By the late nineteenth century, however, foreign trade had taken off, largely due to Britain’s East India Company. This introduced an even greater range of produce: ‘bananas, Tasmanian apples, Californian pears, and… vegetables from Madeira, the Canaries and the Channel Islands’ to name but a few. Covent Garden continued to expand, squeezing itself into every available nook and cranny, creating problems for, and hostility towards its overseers, as congestion grew worse.
At the turn of the century, the Bedfords began to sell off much of their land around the neighbourhood. Urging the council to take charge of the market had been a losing battle, so eventually, the family simply passed the buck and sold it on to another wealthy London family.
In World War II, London was heavily bombed. Yet, despite the shocking living conditions of residents, the market continued to burgeon. The congestion did too.
In 1974, after decades of debate, the market moved out to Battersea, and the Greater London Council, the developers and the urban planners moved in, with huge dreams of improving both the infrastructure and the residential area. Initially, this meant acres of demolition of buildings and businesses, memories and communities. Locals fought hard for their own survival and for that of the market buildings. There were marches and speeches and even squatting – tenants strenuously refusing to let their world to be wiped out. Architect Rob Middleton complained that the GLC plan would ‘destroy an area that is diverse and varied … and replace it with a monolithic environment unsympathetic to the nurturing of the rich complexity of life… Covent Garden is not tidy. It is a teeming and complex area. Everything seems to happen there’.
Thanks to the efforts of the community, but perhaps more significantly to Geoffrey Rippon, the Secretary of State for the Environment, Covent Garden was eventually saved from demolition. Rippon ensured many of the old buildings were heritage listed, and the GLC was forced to compromise over its plans.
In its latest transfiguration, Covent Garden is clean, opulent and gentrified – practically perfect in every way, just like Mary Poppins. The ‘barrow-makers and … makers of ballet shoes, pianos and scenery, their printers, book-binders, and literary agents’ have largely been replaced by high end stores. Its quirkiness and character seem to have vanished in a puff of smoke. At first glance, I find it sadly lacking in soul and authenticity, and wish I could turn back the clocks to wander through the earthy, Dickensian squalor with Eliza Doolittle. Wouldn’t it be luverly? And yet…

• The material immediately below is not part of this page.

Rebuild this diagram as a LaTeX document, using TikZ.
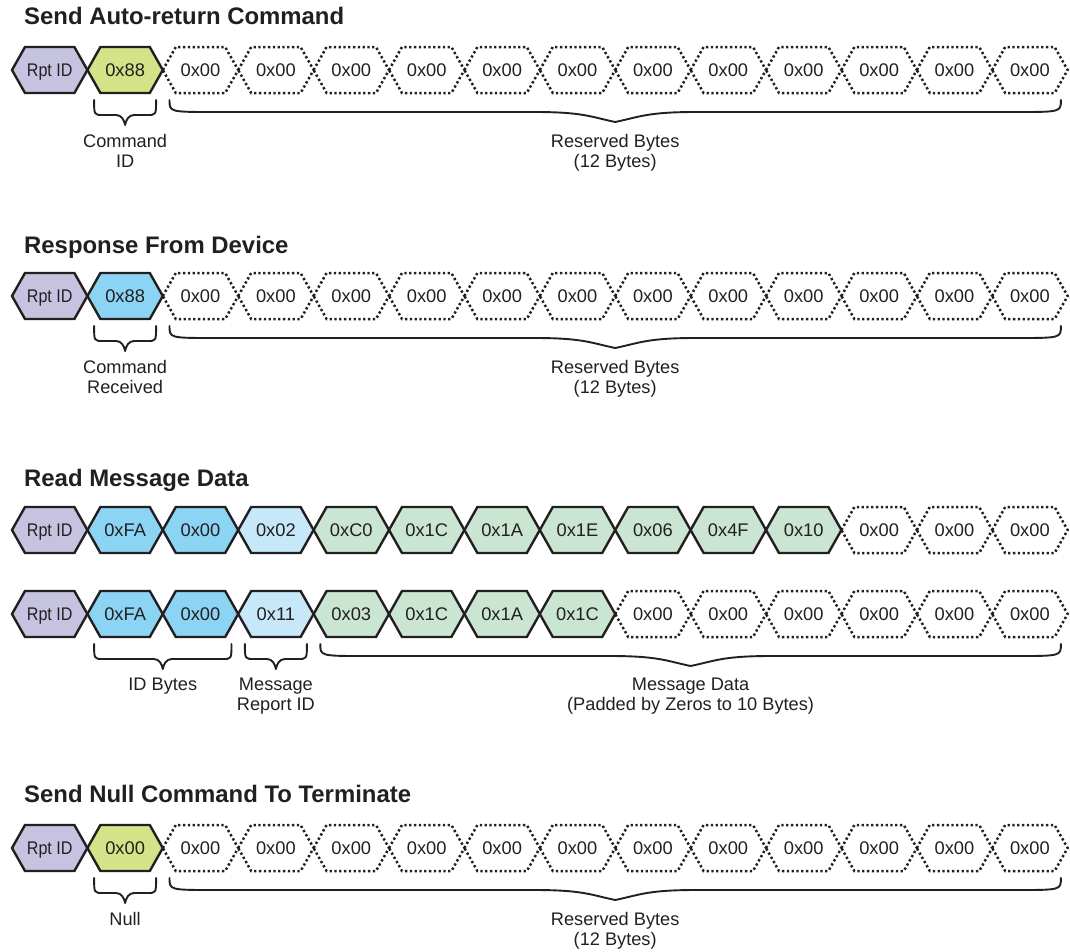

Covent garden is still a wonderful place to sit and people-watch. It may be tidy, but it is still teeming with life. Peter Ackroyd (again), comments that while ‘the spirit of the place has changed since the departure of the market… it is still a centre of hustle and bustle…the sounds of the basket-sellers and flower girls have turned into those of traveling musicians; the agile feats of the costermongers, piling crates of their wares upon their heads, have turned into the contortions of the acrobats and mime artists. The atmosphere of the place lingers in the air…’
Fortunately for layer upon layer of history, I think he has a point. As I sit here scribbling, perhaps the lack of total chaos and decaying vegetables is better suited to a modern city. And there is still plenty of life and laughter in the air – and a host of opportunities for a decent cup of coffee!